7. The method of claim 1, further comprising recombining the hydrogen and oxygen gas to yield water and using the water for at least one of agricultural and municipal purposes.

8. The method of claim 1, further comprising bleeding one or more of the hydrogen and oxygen gases to be stored and used as fuel for an engine.

9. An electricity generating station comprising:

an electrolysis plant located underwater, the electrolysis plant producing hydrogen and oxygen gas from water under high pressure;

an oxygen discharge turbine coupled downstream coupled to the electrolysis plant downstream via piping; and

a hydrogen discharge turbine coupled downstream coupled downstream via piping to the electrolysis plant and the hydrogen discharge turbine in parallel with the oxygen discharge turbine.

10. The electricity generating station of claim 9, further comprising a gas turbine engine coupled downstream to the oxygen discharge turbine and hydrogen discharge turbine, the gas turbine engine combining hydrogen and oxygen gases and combusting the gases to produce work and steam exhaust.

11. The electricity generating station of claim 9, further comprising a condenser coupled to at least one of the oxygen discharge turbine and hydrogen discharge turbine, the condenser condensing at least one of the hydrogen and oxygen gas into a liquefied gas, the liquefied gas to be used as fuel in a propulsion system of an automobile.

12. The electricity generating station of claim 9, further comprising an inert gas turbine thermally coupled to at least one of the gas turbine engine and the discharge turbines, the inert gas turbine also coupled to at least two locations within the electricity generating station, and the inert gas turbine generating work via a difference in temperatures between the two locations.

13. The electricity generating station of claim 9, further comprising a hydroelectric lower level turbine, the turbine receiving the steam exhaust and condensed steam exhaust, the turbine including a conduit for condensing the steam exhaust into liquid water, the turbine further collecting the liquid water to run a hydroelectric turbine to generate work.

14. The electricity generating station of claim 9, where the body of water is an ocean.

15. The electricity generating station of claim 9, where the body of water is an underground fresh water source.

16. The electricity generating station of claim 15, where electricity generating station is in fluid communication with a closed underground well system, the electricity generating station further comprising a re-feeding system for returning water underground, the closed underground well system including pipes and one or more reservoirs for storing and transporting water.
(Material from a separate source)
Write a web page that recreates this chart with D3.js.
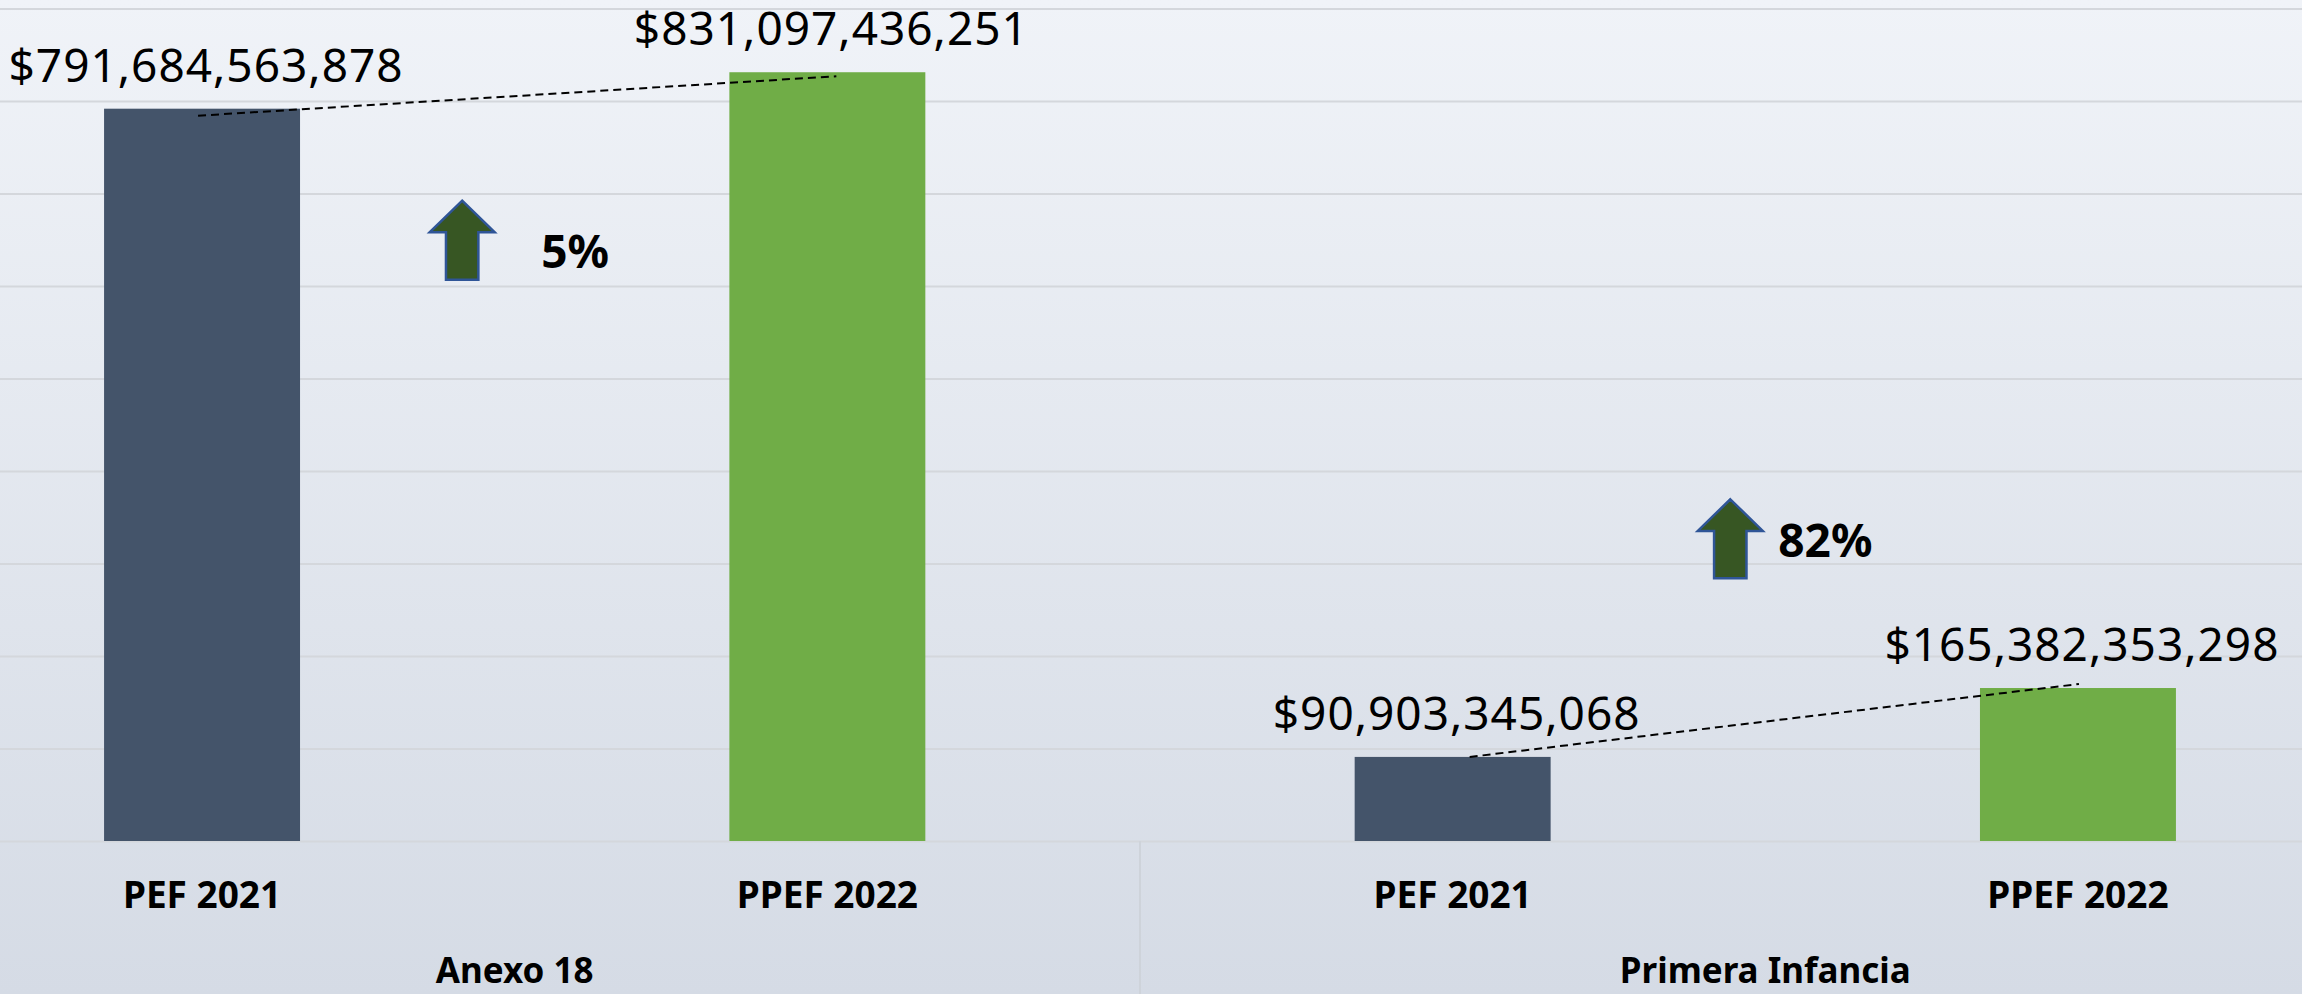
<!DOCTYPE html>
<html>
<head>
<meta charset="utf-8">
<script src="https://cdn.jsdelivr.net/npm/d3@7"></script>
<style>
  html, body { margin: 0; padding: 0; overflow: hidden; }
  text { font-family: "Noto Sans", sans-serif; }
</style>
</head>
<body>
<div id="chart"></div>
<script>
// datos del gráfico
const groups = ['Anexo 18', 'Primera Infancia'];
const series = ['PEF 2021', 'PPEF 2022'];
const pef2021 = [791684563878, 90903345068];
const ppef2022 = [831097436251, 165382353298];
const yTicks = [0, 100e9, 200e9, 300e9, 400e9, 500e9, 600e9, 700e9, 800e9, 900e9];

const width = 2302;
const height = 994;
const colors = { 'PEF 2021': '#44546A', 'PPEF 2022': '#70AD47' };

const svg = d3.select('#chart')
    .append('svg')
    .attr('width', width)
    .attr('height', height);

// fondo degradado
const defs = svg.append('defs');
const grad = defs.append('linearGradient')
    .attr('id', 'bg')
    .attr('x1', 0).attr('y1', 0).attr('x2', 0).attr('y2', 1);
grad.append('stop').attr('offset', '0%').attr('stop-color', '#F0F3F8');
grad.append('stop').attr('offset', '100%').attr('stop-color', '#D5DBE5');
svg.append('rect').attr('width', width).attr('height', height).attr('fill', 'url(#bg)');

// escalas (el área de trazado queda recortada a la izquierda y derecha)
const x0 = d3.scaleBand()
    .domain(groups)
    .range([-110.6, 2390.6]);

const x1 = d3.scaleBand()
    .domain(series)
    .range([0, x0.bandwidth()])
    .paddingInner(0.6866)
    .paddingOuter(0.3433);

const y = d3.scaleLinear()
    .domain([0, 900e9])
    .range([841, 8.5]);

// líneas de cuadrícula
svg.append('g')
    .attr('class', 'grid')
    .call(d3.axisLeft(y).tickValues(yTicks).tickSize(-width).tickFormat(''))
    .call(g => g.select('.domain').remove())
    .call(g => g.selectAll('line')
        .attr('stroke', '#D4D7DC')
        .attr('stroke-width', 2));

// separador entre grupos
svg.append('line')
    .attr('x1', x0('Primera Infancia')).attr('x2', x0('Primera Infancia'))
    .attr('y1', y(0)).attr('y2', height)
    .attr('stroke', '#CED3DA')
    .attr('stroke-width', 2);

const rows = groups.map((g, i) => ({
    group: g,
    values: [
        { key: 'PEF 2021', value: pef2021[i] },
        { key: 'PPEF 2022', value: ppef2022[i] }
    ]
}));

const fmt = v => '$' + d3.format(',')(v);

const gGroups = svg.selectAll('.grupo')
    .data(rows)
    .enter()
    .append('g')
    .attr('class', 'grupo')
    .attr('transform', d => `translate(${x0(d.group)},0)`);

// barras
gGroups.selectAll('rect')
    .data(d => d.values)
    .enter()
    .append('rect')
    .attr('x', d => x1(d.key))
    .attr('y', d => y(d.value))
    .attr('width', x1.bandwidth())
    .attr('height', d => y(0) - y(d.value))
    .attr('fill', d => colors[d.key]);

// etiquetas de valor
gGroups.selectAll('.valor')
    .data(d => d.values)
    .enter()
    .append('text')
    .attr('class', 'valor')
    .attr('x', d => x1(d.key) + x1.bandwidth() / 2 + 4)
    .attr('y', d => y(d.value) - 27)
    .attr('text-anchor', 'middle')
    .attr('font-size', 46)
    .attr('letter-spacing', 1)
    .attr('fill', '#000')
    .text(d => fmt(d.value));

// etiquetas de categoría
gGroups.selectAll('.cat')
    .data(d => d.values)
    .enter()
    .append('text')
    .attr('class', 'cat')
    .attr('x', d => x1(d.key) + x1.bandwidth() / 2)
    .attr('y', 908)
    .attr('text-anchor', 'middle')
    .attr('font-size', 37)
    .attr('font-weight', 'bold')
    .text(d => d.key);

// etiquetas de grupo
gGroups.append('text')
    .attr('x', x0.bandwidth() / 2)
    .attr('y', 983)
    .attr('text-anchor', 'middle')
    .attr('font-size', 35)
    .attr('font-weight', 'bold')
    .text(d => d.group);

// líneas punteadas entre barras (colocadas a mano, como en el original)
const connOffsets = [
    { a: [-4, 7], b: [9, 4] },
    { a: [17, 0], b: [1, -4] }
];
gGroups.append('line')
    .attr('x1', (d, i) => x1('PEF 2021') + x1.bandwidth() / 2 + connOffsets[i].a[0])
    .attr('y1', (d, i) => y(d.values[0].value) + connOffsets[i].a[1])
    .attr('x2', (d, i) => x1('PPEF 2022') + x1.bandwidth() / 2 + connOffsets[i].b[0])
    .attr('y2', (d, i) => y(d.values[1].value) + connOffsets[i].b[1])
    .attr('stroke', '#000')
    .attr('stroke-width', 2)
    .attr('stroke-dasharray', '8,5');

// flechas de crecimiento
const arrowPos = [
    { fx: 0.416, tipY: 200.7, tx: 79, ty: 67 },
    { fx: 0.444, tipY: 499.3, tx: 48, ty: 58 }
];
function arrowPath(cx, ty) {
    const hw = 32.5, hh = 31.6, sw = 16.2, h = 79;
    return `M${cx},${ty} L${cx + hw},${ty + hh} L${cx + sw},${ty + hh} L${cx + sw},${ty + h}` +
        ` L${cx - sw},${ty + h} L${cx - sw},${ty + hh} L${cx - hw},${ty + hh} Z`;
}
gGroups.each(function (d, i) {
    const g = d3.select(this);
    const c0 = x1('PEF 2021') + x1.bandwidth() / 2;
    const cx = c0 + arrowPos[i].fx * x1.step();
    g.append('path')
        .attr('d', arrowPath(cx, arrowPos[i].tipY))
        .attr('fill', '#375623')
        .attr('stroke', '#2F5597')
        .attr('stroke-width', 2.5);
    const pct = Math.round((d.values[1].value / d.values[0].value - 1) * 100);
    g.append('text')
        .attr('x', cx + arrowPos[i].tx)
        .attr('y', arrowPos[i].tipY + arrowPos[i].ty)
        .attr('font-size', 46)
        .attr('font-weight', 'bold')
        .text(pct + '%');
});
</script>
</body>
</html>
17. A method of generating electricity in a generating station, the generating station comprising an electrolysis plant submerged in a body of water and a discharge turbine, the method comprising:

producing hydrogen and oxygen gas from water in the underwater electrolysis plant, the electrolysis preformed under high pressure;

transporting at least one of the hydrogen and oxygen gases to the discharge turbine coupled downstream to the electrolysis plant via piping; and

generating energy by flowing gas through the turbine, the gas flow spinning the turbine, the flow resulting from a pressure difference in the transported gas and an atmospheric air pressure at the discharge turbine.

18. The method of claim 17, where the generating station further comprises an inert gas turbine thermally coupled to the hydrogen and oxygen gases at a first location and a second location, the method further comprising flowing inert gas through the inert gas turbine generating work, the flow resulting from the a difference in temperatures between the first location and the second location.

19. The method of claim 17, where the generating station is in fluid communication with a closed underground well system, the method comprising re-feeding water to the closed underground well system via at least one of a pipe and a reservoir.

20. The method of claim 17, where the generating station further comprises a turbine engine, the method further comprising:

combining hydrogen and oxygen gases upstream of the turbine engine; and

burning oxygen and hydrogen as fuel, producing work and water vapor.